The answer is one number: how many lines hold the string "code".

DATA FOR THE TASK:
^^^^^^^^^^^^^^^^

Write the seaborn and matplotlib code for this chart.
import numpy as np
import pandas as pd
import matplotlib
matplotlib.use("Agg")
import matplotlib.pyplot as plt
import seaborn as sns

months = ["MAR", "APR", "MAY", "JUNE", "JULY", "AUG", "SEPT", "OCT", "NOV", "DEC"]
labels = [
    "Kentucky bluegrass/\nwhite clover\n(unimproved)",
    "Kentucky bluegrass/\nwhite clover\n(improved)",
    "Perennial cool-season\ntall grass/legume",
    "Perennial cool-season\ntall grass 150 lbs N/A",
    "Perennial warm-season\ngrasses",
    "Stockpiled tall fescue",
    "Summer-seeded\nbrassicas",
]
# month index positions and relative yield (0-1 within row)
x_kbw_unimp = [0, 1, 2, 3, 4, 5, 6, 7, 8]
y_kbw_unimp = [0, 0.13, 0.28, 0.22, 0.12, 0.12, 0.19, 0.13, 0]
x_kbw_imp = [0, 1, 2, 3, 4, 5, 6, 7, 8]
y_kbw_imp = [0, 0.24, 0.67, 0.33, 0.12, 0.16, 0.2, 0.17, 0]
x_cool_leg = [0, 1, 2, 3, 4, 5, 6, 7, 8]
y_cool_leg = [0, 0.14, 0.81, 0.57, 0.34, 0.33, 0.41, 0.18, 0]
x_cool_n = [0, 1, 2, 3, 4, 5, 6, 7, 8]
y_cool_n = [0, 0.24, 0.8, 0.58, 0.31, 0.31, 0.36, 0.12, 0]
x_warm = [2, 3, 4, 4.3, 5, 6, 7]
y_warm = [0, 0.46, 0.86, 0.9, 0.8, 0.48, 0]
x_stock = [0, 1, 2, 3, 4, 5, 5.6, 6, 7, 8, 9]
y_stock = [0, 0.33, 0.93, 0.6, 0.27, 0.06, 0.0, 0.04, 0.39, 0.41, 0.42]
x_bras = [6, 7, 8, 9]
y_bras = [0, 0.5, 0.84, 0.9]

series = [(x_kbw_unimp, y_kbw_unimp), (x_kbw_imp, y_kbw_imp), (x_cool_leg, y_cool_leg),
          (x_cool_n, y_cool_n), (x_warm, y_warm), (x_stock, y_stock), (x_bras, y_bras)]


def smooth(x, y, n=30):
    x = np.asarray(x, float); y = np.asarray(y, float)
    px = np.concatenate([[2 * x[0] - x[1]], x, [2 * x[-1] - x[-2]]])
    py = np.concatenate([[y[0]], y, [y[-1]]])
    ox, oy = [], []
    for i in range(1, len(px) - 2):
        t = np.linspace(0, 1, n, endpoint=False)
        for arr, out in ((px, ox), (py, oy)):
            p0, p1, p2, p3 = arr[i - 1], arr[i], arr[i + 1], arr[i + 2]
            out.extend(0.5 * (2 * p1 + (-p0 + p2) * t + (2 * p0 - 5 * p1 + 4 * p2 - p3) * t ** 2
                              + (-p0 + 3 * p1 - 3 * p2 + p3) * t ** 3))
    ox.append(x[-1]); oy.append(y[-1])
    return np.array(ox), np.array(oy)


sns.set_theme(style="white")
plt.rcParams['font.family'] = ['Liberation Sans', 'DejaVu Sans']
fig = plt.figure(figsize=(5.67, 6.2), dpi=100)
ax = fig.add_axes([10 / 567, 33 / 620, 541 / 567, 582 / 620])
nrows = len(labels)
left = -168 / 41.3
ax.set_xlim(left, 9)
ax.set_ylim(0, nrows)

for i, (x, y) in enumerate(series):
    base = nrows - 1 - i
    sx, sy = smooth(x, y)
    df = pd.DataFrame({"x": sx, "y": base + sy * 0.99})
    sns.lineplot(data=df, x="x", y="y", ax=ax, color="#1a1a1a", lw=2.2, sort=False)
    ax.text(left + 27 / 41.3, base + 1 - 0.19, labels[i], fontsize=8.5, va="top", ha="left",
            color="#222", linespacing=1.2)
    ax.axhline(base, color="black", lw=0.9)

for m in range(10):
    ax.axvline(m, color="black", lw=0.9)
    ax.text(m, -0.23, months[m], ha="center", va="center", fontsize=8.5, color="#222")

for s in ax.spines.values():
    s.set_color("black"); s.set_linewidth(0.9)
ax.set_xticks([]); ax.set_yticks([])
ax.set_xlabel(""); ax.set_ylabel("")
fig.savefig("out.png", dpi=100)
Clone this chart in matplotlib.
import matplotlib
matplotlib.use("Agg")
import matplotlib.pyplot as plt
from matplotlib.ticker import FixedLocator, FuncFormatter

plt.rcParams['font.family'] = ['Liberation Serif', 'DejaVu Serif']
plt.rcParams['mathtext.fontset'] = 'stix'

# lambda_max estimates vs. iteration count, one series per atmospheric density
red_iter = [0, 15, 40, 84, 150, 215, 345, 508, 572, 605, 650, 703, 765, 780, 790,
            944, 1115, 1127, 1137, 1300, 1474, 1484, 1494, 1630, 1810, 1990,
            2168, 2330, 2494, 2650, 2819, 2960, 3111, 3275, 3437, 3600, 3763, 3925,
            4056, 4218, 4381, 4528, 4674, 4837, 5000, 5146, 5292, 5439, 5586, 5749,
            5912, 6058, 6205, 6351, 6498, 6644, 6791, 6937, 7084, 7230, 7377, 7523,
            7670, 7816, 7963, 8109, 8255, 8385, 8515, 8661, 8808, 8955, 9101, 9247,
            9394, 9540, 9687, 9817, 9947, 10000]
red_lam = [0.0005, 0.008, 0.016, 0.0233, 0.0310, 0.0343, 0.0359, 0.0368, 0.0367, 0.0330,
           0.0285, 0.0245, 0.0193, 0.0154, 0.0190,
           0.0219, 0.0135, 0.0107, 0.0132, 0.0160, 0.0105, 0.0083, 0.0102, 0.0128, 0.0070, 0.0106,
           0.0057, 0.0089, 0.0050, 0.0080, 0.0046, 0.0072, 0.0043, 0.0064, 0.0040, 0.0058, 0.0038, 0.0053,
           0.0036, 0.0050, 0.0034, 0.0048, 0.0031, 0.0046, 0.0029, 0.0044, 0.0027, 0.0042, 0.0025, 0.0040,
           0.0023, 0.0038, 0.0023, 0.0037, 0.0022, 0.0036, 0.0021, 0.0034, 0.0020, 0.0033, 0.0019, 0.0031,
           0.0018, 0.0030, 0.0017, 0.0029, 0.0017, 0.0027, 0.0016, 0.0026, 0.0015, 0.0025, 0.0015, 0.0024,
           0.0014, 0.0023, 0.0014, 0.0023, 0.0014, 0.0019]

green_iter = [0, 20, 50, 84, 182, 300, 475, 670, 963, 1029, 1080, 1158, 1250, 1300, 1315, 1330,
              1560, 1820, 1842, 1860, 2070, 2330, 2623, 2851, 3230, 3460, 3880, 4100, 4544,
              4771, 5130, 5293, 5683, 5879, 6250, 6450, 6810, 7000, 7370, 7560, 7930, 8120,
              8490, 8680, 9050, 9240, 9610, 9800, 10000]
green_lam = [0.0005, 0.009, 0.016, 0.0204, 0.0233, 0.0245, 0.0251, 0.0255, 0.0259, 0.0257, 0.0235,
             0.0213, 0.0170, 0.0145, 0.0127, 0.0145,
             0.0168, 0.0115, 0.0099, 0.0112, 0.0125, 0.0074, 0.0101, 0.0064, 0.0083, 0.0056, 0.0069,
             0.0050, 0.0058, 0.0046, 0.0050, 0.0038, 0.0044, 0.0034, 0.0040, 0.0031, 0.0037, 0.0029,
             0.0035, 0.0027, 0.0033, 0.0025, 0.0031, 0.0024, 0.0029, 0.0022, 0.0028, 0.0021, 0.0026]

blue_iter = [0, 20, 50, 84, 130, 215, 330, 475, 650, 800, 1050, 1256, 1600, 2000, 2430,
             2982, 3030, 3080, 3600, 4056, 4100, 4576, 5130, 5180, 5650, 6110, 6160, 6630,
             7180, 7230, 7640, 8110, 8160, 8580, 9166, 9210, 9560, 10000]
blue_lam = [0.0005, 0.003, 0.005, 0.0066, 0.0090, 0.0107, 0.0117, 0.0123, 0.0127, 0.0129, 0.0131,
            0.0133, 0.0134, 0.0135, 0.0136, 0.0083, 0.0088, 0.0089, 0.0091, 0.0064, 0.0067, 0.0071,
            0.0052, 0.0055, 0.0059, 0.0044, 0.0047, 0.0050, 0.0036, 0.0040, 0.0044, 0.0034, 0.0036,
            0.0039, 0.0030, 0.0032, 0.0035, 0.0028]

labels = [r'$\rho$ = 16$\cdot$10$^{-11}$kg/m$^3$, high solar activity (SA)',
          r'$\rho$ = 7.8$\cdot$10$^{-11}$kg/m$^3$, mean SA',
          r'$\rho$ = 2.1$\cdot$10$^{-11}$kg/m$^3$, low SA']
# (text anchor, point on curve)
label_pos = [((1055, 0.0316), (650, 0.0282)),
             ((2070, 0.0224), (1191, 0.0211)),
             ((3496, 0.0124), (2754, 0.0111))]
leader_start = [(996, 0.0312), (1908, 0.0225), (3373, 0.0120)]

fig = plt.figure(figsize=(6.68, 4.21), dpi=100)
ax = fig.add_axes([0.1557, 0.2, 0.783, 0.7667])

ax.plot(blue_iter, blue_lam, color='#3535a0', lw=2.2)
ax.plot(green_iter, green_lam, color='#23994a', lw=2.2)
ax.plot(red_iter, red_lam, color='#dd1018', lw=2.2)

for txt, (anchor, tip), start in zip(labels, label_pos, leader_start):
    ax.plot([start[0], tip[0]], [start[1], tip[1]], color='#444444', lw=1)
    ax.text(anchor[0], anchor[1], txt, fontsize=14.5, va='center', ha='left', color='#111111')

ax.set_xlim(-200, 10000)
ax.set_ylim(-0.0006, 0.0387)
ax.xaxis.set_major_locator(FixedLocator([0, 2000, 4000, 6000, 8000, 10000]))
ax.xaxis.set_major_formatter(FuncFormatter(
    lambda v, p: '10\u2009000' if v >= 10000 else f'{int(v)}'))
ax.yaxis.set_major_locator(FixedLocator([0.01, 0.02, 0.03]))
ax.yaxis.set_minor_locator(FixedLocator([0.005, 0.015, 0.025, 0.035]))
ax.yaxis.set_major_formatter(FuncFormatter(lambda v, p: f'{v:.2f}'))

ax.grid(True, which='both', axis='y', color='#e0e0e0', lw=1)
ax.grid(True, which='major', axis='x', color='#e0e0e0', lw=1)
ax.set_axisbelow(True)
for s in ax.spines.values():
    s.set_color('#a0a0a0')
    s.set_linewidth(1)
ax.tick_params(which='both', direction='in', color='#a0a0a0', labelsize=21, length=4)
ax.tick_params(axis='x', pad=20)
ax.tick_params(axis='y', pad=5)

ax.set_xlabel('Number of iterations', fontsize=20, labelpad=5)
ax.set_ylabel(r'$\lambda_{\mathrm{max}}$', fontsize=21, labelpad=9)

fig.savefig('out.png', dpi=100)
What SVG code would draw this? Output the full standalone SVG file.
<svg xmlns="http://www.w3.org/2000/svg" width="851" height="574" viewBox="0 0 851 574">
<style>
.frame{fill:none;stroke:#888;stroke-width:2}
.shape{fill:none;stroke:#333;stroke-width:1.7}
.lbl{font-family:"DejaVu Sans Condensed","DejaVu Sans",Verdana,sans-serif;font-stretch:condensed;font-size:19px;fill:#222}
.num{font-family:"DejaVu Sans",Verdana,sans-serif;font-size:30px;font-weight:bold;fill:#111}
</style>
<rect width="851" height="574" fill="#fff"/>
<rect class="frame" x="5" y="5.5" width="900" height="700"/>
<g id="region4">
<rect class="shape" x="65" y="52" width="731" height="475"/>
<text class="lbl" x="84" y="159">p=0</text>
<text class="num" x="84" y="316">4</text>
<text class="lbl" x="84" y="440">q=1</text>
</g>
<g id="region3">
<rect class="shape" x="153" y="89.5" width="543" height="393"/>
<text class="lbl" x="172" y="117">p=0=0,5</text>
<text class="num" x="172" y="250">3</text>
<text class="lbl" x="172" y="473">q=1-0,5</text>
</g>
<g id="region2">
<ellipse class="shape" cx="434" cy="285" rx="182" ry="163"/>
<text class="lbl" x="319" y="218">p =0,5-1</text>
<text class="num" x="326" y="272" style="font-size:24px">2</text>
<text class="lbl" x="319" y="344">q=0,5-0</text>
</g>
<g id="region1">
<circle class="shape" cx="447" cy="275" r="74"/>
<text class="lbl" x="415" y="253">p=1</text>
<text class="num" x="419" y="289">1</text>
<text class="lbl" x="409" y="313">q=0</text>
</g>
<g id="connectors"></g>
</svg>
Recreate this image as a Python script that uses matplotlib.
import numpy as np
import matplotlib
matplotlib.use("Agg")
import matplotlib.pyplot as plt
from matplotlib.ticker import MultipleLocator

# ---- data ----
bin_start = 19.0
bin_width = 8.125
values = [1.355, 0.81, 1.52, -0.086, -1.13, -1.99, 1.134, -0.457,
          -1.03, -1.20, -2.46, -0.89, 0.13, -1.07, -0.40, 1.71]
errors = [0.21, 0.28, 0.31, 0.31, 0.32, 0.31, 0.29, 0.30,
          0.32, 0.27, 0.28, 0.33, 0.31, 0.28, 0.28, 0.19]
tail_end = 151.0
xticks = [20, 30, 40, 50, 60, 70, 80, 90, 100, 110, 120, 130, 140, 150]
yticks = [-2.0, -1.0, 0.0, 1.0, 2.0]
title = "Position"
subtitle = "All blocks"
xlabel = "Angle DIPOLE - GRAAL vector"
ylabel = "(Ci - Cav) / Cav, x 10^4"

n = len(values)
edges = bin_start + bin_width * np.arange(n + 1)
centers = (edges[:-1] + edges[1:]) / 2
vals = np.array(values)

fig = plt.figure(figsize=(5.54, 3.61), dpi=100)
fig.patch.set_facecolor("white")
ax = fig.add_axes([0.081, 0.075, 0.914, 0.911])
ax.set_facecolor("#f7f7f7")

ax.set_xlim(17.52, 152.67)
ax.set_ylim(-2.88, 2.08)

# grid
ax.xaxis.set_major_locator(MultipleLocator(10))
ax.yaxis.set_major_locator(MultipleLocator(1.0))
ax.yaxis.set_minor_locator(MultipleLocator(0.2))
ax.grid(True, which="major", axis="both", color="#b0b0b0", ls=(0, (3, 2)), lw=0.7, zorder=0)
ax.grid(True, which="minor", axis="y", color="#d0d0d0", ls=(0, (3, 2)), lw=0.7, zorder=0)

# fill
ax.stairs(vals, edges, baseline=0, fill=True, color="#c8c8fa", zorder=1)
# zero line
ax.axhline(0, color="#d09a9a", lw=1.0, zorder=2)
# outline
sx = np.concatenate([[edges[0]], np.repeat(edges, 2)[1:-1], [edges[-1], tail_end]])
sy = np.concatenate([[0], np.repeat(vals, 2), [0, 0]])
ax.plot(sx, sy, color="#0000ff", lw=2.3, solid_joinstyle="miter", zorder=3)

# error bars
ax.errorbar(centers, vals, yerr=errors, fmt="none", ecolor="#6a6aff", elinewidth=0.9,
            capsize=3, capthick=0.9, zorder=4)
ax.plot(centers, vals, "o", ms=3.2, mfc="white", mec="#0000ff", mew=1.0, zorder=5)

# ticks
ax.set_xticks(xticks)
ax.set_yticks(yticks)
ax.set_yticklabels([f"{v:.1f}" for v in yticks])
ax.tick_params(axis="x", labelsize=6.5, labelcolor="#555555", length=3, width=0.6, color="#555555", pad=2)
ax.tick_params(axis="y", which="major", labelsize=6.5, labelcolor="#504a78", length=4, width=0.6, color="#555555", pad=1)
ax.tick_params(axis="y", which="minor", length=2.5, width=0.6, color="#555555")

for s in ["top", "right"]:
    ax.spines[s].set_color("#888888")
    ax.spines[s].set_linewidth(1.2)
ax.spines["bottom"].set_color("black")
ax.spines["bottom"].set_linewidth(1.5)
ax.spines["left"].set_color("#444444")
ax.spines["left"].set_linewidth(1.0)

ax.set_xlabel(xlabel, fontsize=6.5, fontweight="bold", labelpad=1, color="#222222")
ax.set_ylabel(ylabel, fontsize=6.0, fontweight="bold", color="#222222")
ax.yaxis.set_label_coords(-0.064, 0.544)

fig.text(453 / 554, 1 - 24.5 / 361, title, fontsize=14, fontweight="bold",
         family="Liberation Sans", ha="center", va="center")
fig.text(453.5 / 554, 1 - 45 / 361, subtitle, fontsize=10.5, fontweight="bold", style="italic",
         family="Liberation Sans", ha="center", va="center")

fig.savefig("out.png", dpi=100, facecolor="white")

^^^^^^^^^^^^^^^^

RESULT OF THIS TASK: 2